At the center of the reassessment is the so-called “mountain man” model of verification, a metaphor for users independently verifying blockchain correctness without relying on third parties. Buterin previously dismissed the idea as impractical, arguing that forcing users to replay every transaction in history was an unreasonable burden. In a recent reflection, however, he wrote that he “no longer agrees” with that earlier view, adding that he has become “a much more willing connoisseur of mountains.”

The original disagreement emerged from a clash with financial cryptographer Ian Grigg, who proposed that blockchains should record transaction order but not persist full state. Under that minimalist approach, balances and contract states are reconstructed locally and discarded, leaving users with a choice between running full historical nodes or trusting external providers. Ethereum deliberately rejected that model by committing state directly into block headers, allowing users to prove specific values using Merkle proofs under the assumption of an honest majority.

What has changed, according to Buterin, is the maturation of zero-knowledge systems, particularly ZK-SNARKs. These cryptographic tools allow users to verify the correctness of Ethereum’s state without re-executing every transaction. In his words, the technology functions like a “magic pill” that delivers the benefits of full verification without the historical computational cost. With zk-proofs, millions of computation steps can be validated efficiently, undermining the old tradeoff between scalability and independent verification.

The argument is not purely technical. Buterin’s rethink is also driven by a reassessment of how blockchains operate under stress. He points to censorship events, validator concentration, peer-to-peer outages and network latency spikes as examples of failure modes that theoretical models often downplay. In those scenarios, reliance on developers, large node operators or intermediaries becomes a liability.
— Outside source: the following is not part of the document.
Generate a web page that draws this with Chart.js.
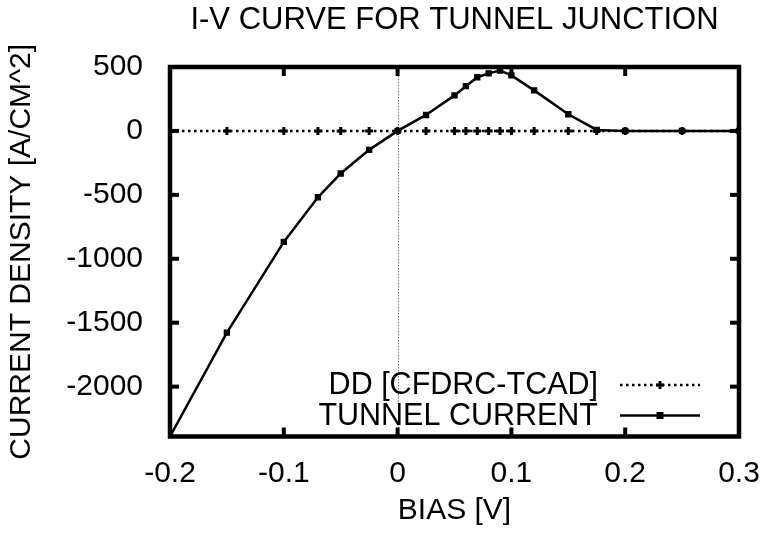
<!DOCTYPE html>
<html>
<head>
<meta charset="utf-8">
<script src="https://cdn.jsdelivr.net/npm/chart.js"></script>
<style>
  body { margin: 0; background: #fff; }
</style>
</head>
<body>
<canvas id="ivChart" width="764" height="534"></canvas>

<script>

// donnees
const biasV = [-0.2, -0.15, -0.1, -0.07, -0.05, -0.025, 0, 0.025, 0.05, 0.06, 0.07, 0.08, 0.09, 0.1, 0.12, 0.15, 0.175, 0.2, 0.25, 0.3];
const ddCurrent = [0, 0, 0, 0, 0, 0, 0, 0, 0, 0, 0, 0, 0, 0, 0, 0, 0, 0, 0, 0];
const tunnelCurrent = [-2390, -1578, -868, -519, -333, -148, 0, 125, 278, 350, 420, 450, 473, 434, 317, 130, 8, 0, 0, 0];

const xTicks = [-0.2, -0.1, 0, 0.1, 0.2, 0.3];
const xTickLabels = ['-0.2', '-0.1', '0', '0.1', '0.2', '0.3'];
const yTicks = [500, 0, -500, -1000, -1500, -2000];
const yTickLabels = ['500', '0', '-500', '-1000', '-1500', '-2000'];

const FONT = { family: 'Liberation Sans, Arial, sans-serif', size: 30 };

function points(xs, ys) {
    return xs.map((v, i) => ({ x: v, y: ys[i] }));
}

// cadre, ticks interieurs, axe zero et legende facon gnuplot
const gnuFrame = {
    id: 'gnuFrame',
    beforeDatasetsDraw(chart) {
        const { ctx, chartArea: a, scales: { x } } = chart;
        const x0 = Math.round(x.getPixelForValue(0)) + 0.5;
        ctx.save();
        ctx.strokeStyle = '#777';
        ctx.lineWidth = 1;
        ctx.setLineDash([1.5, 1.5]);
        ctx.beginPath();
        ctx.moveTo(x0, a.top);
        ctx.lineTo(x0, a.bottom);
        ctx.stroke();
        ctx.restore();
    },
    afterDraw(chart) {
        const { ctx, chartArea: a, scales: { x, y } } = chart;
        ctx.save();
        ctx.strokeStyle = '#000';
        ctx.fillStyle = '#000';
        ctx.lineWidth = 4.5;
        ctx.strokeRect(a.left, a.top, a.right - a.left, a.bottom - a.top);

        xTicks.forEach(v => {
            const px = x.getPixelForValue(v);
            ctx.fillRect(px - 2, a.bottom - 9, 4, 9);
            ctx.fillRect(px - 2, a.top, 4, 9);
        });
        yTicks.forEach(v => {
            const py = y.getPixelForValue(v);
            ctx.fillRect(a.left, py - 2, 9, 4);
            ctx.fillRect(a.right - 9, py - 2, 9, 4);
        });

        // legende
        const ds = chart.data.datasets;
        const rows = [a.bottom - 51.5, a.bottom - 21];
        ctx.font = '30.5px ' + FONT.family;
        ctx.textAlign = 'right';
        ctx.textBaseline = 'middle';
        ds.forEach((d, i) => {
            const yy = rows[i];
            ctx.fillText(d.label, a.right - 141, yy + 1);
            const x1 = a.right - 119, x2 = a.right - 39, xm = (x1 + x2) / 2;
            ctx.lineWidth = d.borderWidth;
            ctx.setLineDash(d.borderDash || []);
            ctx.beginPath();
            ctx.moveTo(x1, yy);
            ctx.lineTo(x2, yy);
            ctx.stroke();
            ctx.setLineDash([]);
            if (d.pointStyle === 'cross') {
                ctx.lineWidth = d.pointBorderWidth;
                ctx.beginPath();
                ctx.moveTo(xm - d.pointRadius, yy);
                ctx.lineTo(xm + d.pointRadius, yy);
                ctx.moveTo(xm, yy - d.pointRadius);
                ctx.lineTo(xm, yy + d.pointRadius);
                ctx.stroke();
            } else {
                ctx.fillRect(xm - 3.5, yy - 3.5, 7, 7);
            }
        });
        ctx.restore();
    }
};

const ctx = document.getElementById('ivChart').getContext('2d');
const chart = new Chart(ctx, {
    type: 'line',
    data: {
        datasets: [{
            label: 'DD [CFDRC-TCAD]',
            data: points(biasV, ddCurrent),
            borderColor: '#000',
            backgroundColor: '#000',
            borderWidth: 2.5,
            borderDash: [2.5, 3.5],
            pointStyle: 'cross',
            pointRadius: 4,
            pointBorderWidth: 3,
            tension: 0,
            order: 1
        }, {
            label: 'TUNNEL CURRENT',
            data: points(biasV, tunnelCurrent),
            borderColor: '#000',
            backgroundColor: '#000',
            borderWidth: 2.5,
            pointStyle: 'rect',
            pointRadius: 4.5,
            pointBorderWidth: 0,
            tension: 0,
            order: 0
        }]
    },
    options: {
        responsive: false,
        animation: false,
        layout: { padding: { left: 0, right: 25, top: 0, bottom: 0 } },
        plugins: {
            legend: { display: false },
            tooltip: { enabled: false },
            title: {
                display: true,
                text: 'I-V CURVE FOR TUNNEL JUNCTION',
                color: '#000',
                font: { family: FONT.family, size: 31, weight: 'normal' },
                fullSize: false,
                padding: { top: 1.5, bottom: 28.3 }
            }
        },
        scales: {
            x: {
                type: 'linear',
                min: -0.2,
                max: 0.3,
                afterBuildTicks: s => { s.ticks = xTicks.map(v => ({ value: v })); },
                afterFit: s => { s.height = 97.5; s.paddingLeft = 0; s.paddingRight = 0; },
                grid: { display: false },
                border: { display: false },
                ticks: {
                    color: '#000',
                    font: FONT,
                    padding: 11,
                    maxRotation: 0,
                    callback: (v) => xTickLabels[xTicks.indexOf(v)]
                },
                title: {
                    display: true,
                    text: 'BIAS [V]',
                    color: '#000',
                    font: FONT,
                    padding: { top: 0, bottom: 5 }
                }
            },
            y: {
                type: 'linear',
                min: -2390,
                max: 500,
                afterBuildTicks: s => { s.ticks = yTicks.map(v => ({ value: v })); },
                afterFit: s => { s.width = 170; s.paddingTop = 0; s.paddingBottom = 0; },
                grid: { display: false },
                border: { display: false },
                ticks: {
                    color: '#000',
                    font: FONT,
                    padding: 19,
                    callback: (v) => yTickLabels[yTicks.indexOf(v)]
                },
                title: {
                    display: true,
                    text: 'CURRENT DENSITY [A/CM^2]',
                    color: '#000',
                    font: FONT,
                    padding: { top: 4, bottom: 0 }
                }
            }
        }
    },
    plugins: [gnuFrame]
});

</script>
</body>
</html>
As he put it, the solution cannot always be to “call the devs,” especially if developers themselves risk becoming a de facto center of control.

Instead, Buterin reframes full verification as a strategic safeguard rather than a default lifestyle. He describes the “mountain man’s cabin” as Ethereum’s BATNA, a best alternative that users may rarely rely on but must know exists and remains functional. The goal is not for everyone to verify everything all the time, but to preserve the credible option of doing so when trust assumptions fail.

This shift arrives as Ethereum increasingly positions itself as global settlement infrastructure rather than an experimental platform. Markets now tend to price attributes like censorship resistance, execution guarantees and verifiability as core fundamentals. Buterin’s evolving stance reflects that maturity, acknowledging that decentralization is not just an ideological preference, but an insurance policy against the ways systems break in practice.

By embracing stronger verification guarantees enabled by zero-knowledge proofs, Ethereum is signaling that scalability and independence no longer have to be opposing forces. The mountain may be remote, but maintaining the path to it is becoming part of the protocol’s long-term design philosophy.